Sustainability Graduate Program faculty member receives NSF CAREER Award for $500K
Wake Forest chemistry professor Michael Gross has been named a National Science Foundation (NSF) Faculty Early Career Development (CAREER) Program Award winner. The CAREER Award from the NSF Directorate for Engineering provides $500,000 over five years.
CAREER awards are the NSF’s most prestigious award for junior faculty and are designed to help provide a foundation for a lifetime of scientific leadership. The awards are given to outstanding scientists who exemplify the role of teacher-scholars through research, education and the integration of education and research.
Gross seeks to create and preserve nanomaterials at incredibly high temperatures. His work provides a foundation for realizing more efficient, high-powered fuel cell technologies.
“I’m honored and excited,” said Gross. “This award is a game-changer, not only for my personal career but for Wake Forest’s new engineering program. The funds will support my research and, at the same time, they will benefit our inaugural class of engineering students as we work together to solve pressing issues in energy.”
This year’s awardees hail from 88 institutions across 34 U.S. states. They bring a diverse range of engineering expertise and thinking, essential components for innovation and the development of new technologies.
“The impacts of NSF early career awards extend well beyond the five years of the grant,” said Barry Johnson, acting NSF assistant director for engineering. “CAREER grantees have thought about their research objectives, the knowledge they want to gather and the innovations they want to create over the long term. CAREER awards set in motion lifetime journeys of research for the investigators, and often for their students, too.”
In January 2017, Wake Forest launched new academic programs in engineering and biomedical science The University’s undergraduate presence, referred to as Wake Downtown, opened in the rehabilitated former R.J. Reynolds Tobacco Company 60 series building in the Innovation Quarter, adjacent to the Bowman Gray Center for Medical Education.
About the NSF
The National Science Foundation (NSF) is an independent federal agency that supports fundamental research and education across all fields of science and engineering. NSF funds reach all 50 states through grants to nearly 2,000 colleges, universities and other institutions.
Originally published at news.wfu.edu on May 1, 2017.

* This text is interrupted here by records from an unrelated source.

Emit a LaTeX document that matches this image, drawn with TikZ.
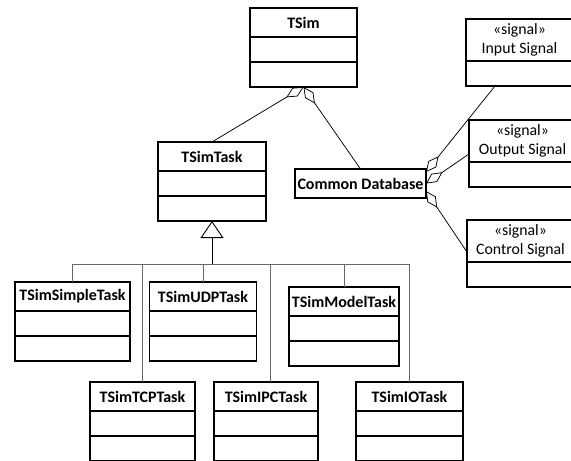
\documentclass[tikz,border=0pt]{standalone}
\usepackage{fontspec}
\setmainfont{Carlito}
\usetikzlibrary{positioning, arrows.meta}

\begin{document}
\begin{tikzpicture}[
    x=1pt, y=-1pt,
    node distance=0pt,
    cls/.style={rectangle, draw=black, line width=1.1pt, outer sep=0pt, inner sep=0pt,
                minimum height=29pt, font=\fontsize{16}{19.5}\selectfont\bfseries},
    cmp/.style={rectangle, draw=black, line width=1.1pt, outer sep=0pt, inner sep=0pt,
                minimum height=25pt},
    sig/.style={rectangle, draw=black, line width=1.1pt, outer sep=0pt, inner sep=0pt,
                minimum width=107pt, minimum height=42pt, align=center,
                font=\fontsize{15.8}{19.5}\selectfont},
    agg/.style={{Diamond[open, length=20pt, width=10pt]}-, black, line width=0.75pt},
    gen/.style={-{Triangle[open, length=17pt, width=23pt]}, black, line width=0.9pt},
    bus/.style={gray!80!black, line width=0.7pt}
  ]
    \useasboundingbox (0,0) rectangle (571,461);

    % TSim (top)
    \node[cls, minimum width=107pt] (tsim) at (303.5, 22.5) {TSim};
    \node[cmp, minimum width=107pt, below=of tsim] (tsim-a) {};
    \node[cmp, minimum width=107pt, below=of tsim-a] (tsim-b) {};

    % TSimTask
    \node[cls, minimum width=108pt] (task) at (212, 156.5) {TSimTask};
    \node[cmp, minimum width=108pt, below=of task] (task-a) {};
    \node[cmp, minimum width=108pt, below=of task-a] (task-b) {};

    % Common Database
    \node[cls, minimum width=131pt] (db) at (360.5, 183.5) {Common Database};

    % Signals (right, cut by the page edge)
    \node[sig] (insig) at (519.5, 40) {«signal»\\Input Signal};
    \node[cmp, minimum width=107pt, below=of insig] (insig-a) {};
    \node[sig] (outsig) at (522.5, 141) {«signal»\\Output Signal};
    \node[cmp, minimum width=107pt, below=of outsig] (outsig-a) {};
    \node[sig] (ctlsig) at (520.5, 241) {«signal»\\Control Signal};
    \node[cmp, minimum width=107pt, below=of ctlsig] (ctlsig-a) {};

    % Task subclasses, upper row
    \node[cls, minimum width=115pt] (simple) at (72.5, 296.5) {TSimSimpleTask};
    \node[cmp, minimum width=115pt, below=of simple] (simple-a) {};
    \node[cmp, minimum width=115pt, below=of simple-a] (simple-b) {};
    \node[cls, minimum width=107pt] (udp) at (203, 296.5) {TSimUDPTask};
    \node[cmp, minimum width=107pt, below=of udp] (udp-a) {};
    \node[cmp, minimum width=107pt, below=of udp-a] (udp-b) {};
    \node[cls, minimum width=110pt] (model) at (344, 301.5) {TSimModelTask};
    \node[cmp, minimum width=110pt, below=of model] (model-a) {};
    \node[cmp, minimum width=110pt, below=of model-a] (model-b) {};

    % Task subclasses, lower row
    \node[cls, minimum width=105pt] (tcp) at (142.5, 396.5) {TSimTCPTask};
    \node[cmp, minimum width=105pt, below=of tcp] (tcp-a) {};
    \node[cmp, minimum width=105pt, below=of tcp-a] (tcp-b) {};
    \node[cls, minimum width=104pt] (ipc) at (266, 396.5) {TSimIPCTask};
    \node[cmp, minimum width=104pt, below=of ipc] (ipc-a) {};
    \node[cmp, minimum width=104pt, below=of ipc-a] (ipc-b) {};
    \node[cls, minimum width=107pt] (io) at (409.5, 396.5) {TSimIOTask};
    \node[cmp, minimum width=107pt, below=of io] (io-a) {};
    \node[cmp, minimum width=107pt, below=of io-a] (io-b) {};

    % Generalization
    \coordinate (bus) at (212, 264);
    \draw[gen] (bus) -- (task-b.south);
    \foreach \c in {simple, udp, model, tcp, io}
      \draw[bus] (\c.north) |- (bus);
    \draw[bus] ([xshift=4pt]ipc.north) |- (bus);

    % Aggregations
    \draw[agg] (tsim-b.south) -- (task.north);
    \draw[agg] (tsim-b.south) -- (db.north);
    \draw[agg] ([yshift=11.5pt]db.east) -- ([xshift=29pt]insig-a.south west);
    \draw[agg] (db.east) -- ([yshift=-13pt]outsig.west);
    \draw[agg] ([yshift=-7.5pt]db.east) -- ([yshift=-11pt]ctlsig.west);

\end{tikzpicture}
\end{document}
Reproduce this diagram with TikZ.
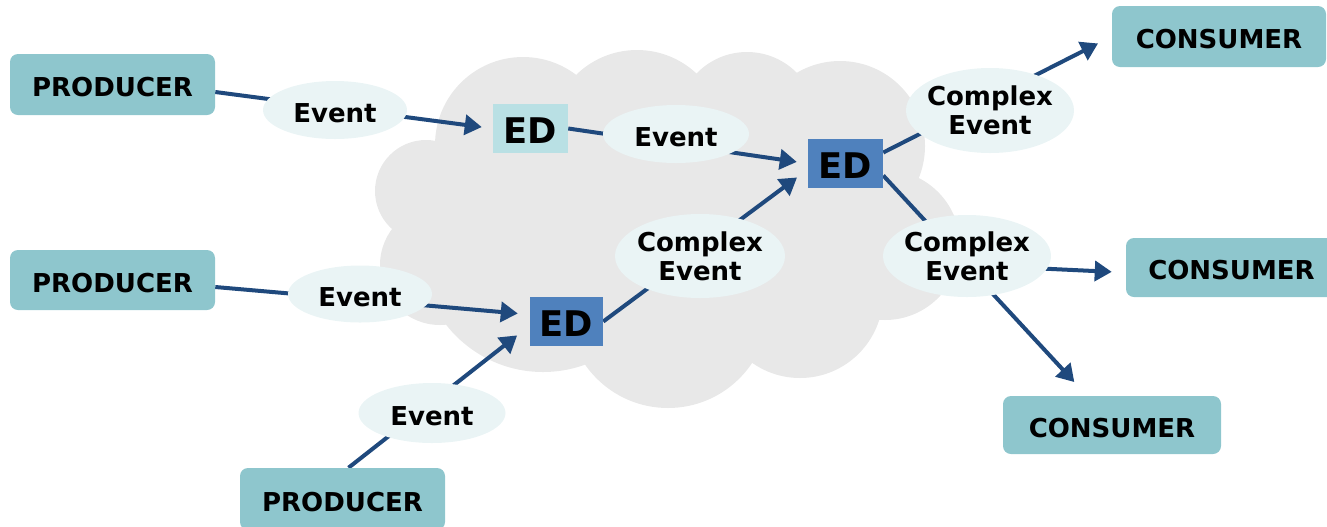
\documentclass[tikz,border=0pt]{standalone}
\usepackage{fontspec}
\setmainfont{DejaVu Sans}
\usetikzlibrary{shapes.geometric,arrows.meta,calc}

\definecolor{cloudgray}{HTML}{E8E8E8}
\definecolor{endfill}{HTML}{8EC6CD}
\definecolor{evtfill}{HTML}{EAF4F5}
\definecolor{edlight}{HTML}{B9E0E4}
\definecolor{edblue}{HTML}{4F81BD}
\definecolor{flowblue}{HTML}{1F497D}

\pgfdeclarelayer{cloudlayer}
\pgfdeclarelayer{edgelayer}
\pgfsetlayers{cloudlayer,edgelayer,main}

\begin{document}
\begin{tikzpicture}[x=0.75pt,y=-0.75pt,
  dims/.style 2 args={minimum width={#1*0.75pt}, minimum height={#2*0.75pt}},
  lbl/.style={font=\bfseries\fontsize{19.5}{21.75}\selectfont, text=black},
  capline/.style={text height=18pt, text depth=0pt},
  endpoint/.style={lbl, capline, rectangle, rounded corners=6pt, fill=endfill, inner sep=0pt},
  dispatcher/.style={rectangle, inner sep=0pt, dims={75}{49},
    text height=22.3pt, text depth=0pt,
    font=\bfseries\fontsize{26.5}{30}\selectfont, text=black},
  evt/.style={lbl, ellipse, fill=evtfill, inner sep=0pt, align=center},
  sevt/.style={evt, capline},
  cevt/.style={evt, inner xsep=-5pt},
  flow/.style={draw=flowblue, line width=3pt,
    -{Triangle[length=12.75pt,width=15pt]}}
]
\useasboundingbox (0,0) rectangle (1327,526);

% the processing cloud behind the event dispatchers
\begin{pgfonlayer}{cloudlayer}
  \fill[cloudgray]
    (523,145) circle[radius=88]
    (426,191) circle[radius=51]
    (440,265) circle[radius=60]
    (543,249) circle[radius=123]
    (668,307) circle[radius=101]
    (800,295) circle[radius=83]
    (885,245) circle[radius=75]
    (840,146) circle[radius=85]
    (747,122) circle[radius=70]
    (637,137) circle[radius=87];
  \fill[cloudgray] (523,145) -- (637,137) -- (747,122) -- (840,146)
    -- (885,245) -- (800,295) -- (668,307) -- (543,249) -- (440,265)
    -- (426,191) -- cycle;
\end{pgfonlayer}

% producers
\node[endpoint, dims={205}{61}] (p1) at (112.5,84.5) {PRODUCER};
\node[endpoint, dims={205}{60}] (p2) at (112.5,280) {PRODUCER};
\node[endpoint, dims={205}{62}] (p3) at (342.5,499) {PRODUCER};

% consumers
\node[endpoint, dims={214}{61}] (cons1) at (1219,36.5) {CONSUMER};
\node[endpoint, dims={211}{59}] (cons2) at (1231.5,267.5) {CONSUMER};
\node[endpoint, dims={218}{58}] (cons3) at (1112,425) {CONSUMER};

% event dispatchers
\node[dispatcher, fill=edlight] (ed1) at (530.5,128.5) {ED};
\node[dispatcher, fill=edblue] (ed2) at (845.5,163.5) {ED};
\node[dispatcher, fill=edblue, dims={73}{49}] (ed3) at (566.5,321.5) {ED};

% events travelling along the flows
\node[sevt, dims={144}{58}] (e1) at (335,110) {Event};
\node[sevt, dims={146}{58}] (e2) at (676,134) {Event};
\node[sevt, dims={144}{57}] (e3) at (360,294) {Event};
\node[sevt, dims={147}{60}] (e4) at (432,413) {Event};
\node[cevt, dims={168}{85}] (c1) at (990,110.5) {Complex\\Event};
\node[cevt, dims={168}{82}] (c2) at (967,256) {Complex\\Event};
\node[cevt, dims={170}{84}] (c3) at (700,256) {Complex\\Event};

% flows
\begin{pgfonlayer}{edgelayer}
  \draw[flow, shorten >=8.3pt] ($(p1.east)+(0,7.5)$) -- (ed1.west);
  \draw[flow, shorten >=8.3pt] (ed1.east) -- (ed2.west);
  \draw[flow, shorten >=9pt] ($(p2.east)+(0,7)$) -- ($(ed3.west)+(0,-7)$);
  \draw[flow, shorten >=12pt] ($(p3.north)+(6,0)$) -- ($(ed3.west)+(0,4)$);
  \draw[flow, shorten >=10pt] (ed3.east) -- ($(ed2.west)+(0,6)$);
  \draw[flow, shorten >=11.5pt] ($(ed2.east)+(0,-11)$) -- (cons1.west);
  \draw[flow, shorten >=14pt] ($(ed2.east)+(0,12)$) -- ($(cons3.north)+(-25,0)$);
  \draw[flow, shorten >=10.5pt] ($(c2.center)+(0,9)$) -- ($(cons2.west)+(0,5)$);
\end{pgfonlayer}
\end{tikzpicture}
\end{document}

Michael Gross teaches one of the four core courses for the Sustainability Graduate Program at Wake Forest University. In SUS 703: Natural Sciences for Sustainability Students explore qualitative and quantitative chemical and physical aspects of sustainability for waste, water, air, and energy. The course provides an in-depth scientific understanding of the most important nonrenewable and renewable energy sources. Students study the world’s present and future energy needs, focus on energy production, consumption, and environmental impact, and explore ways in which these principles relate to sustainability.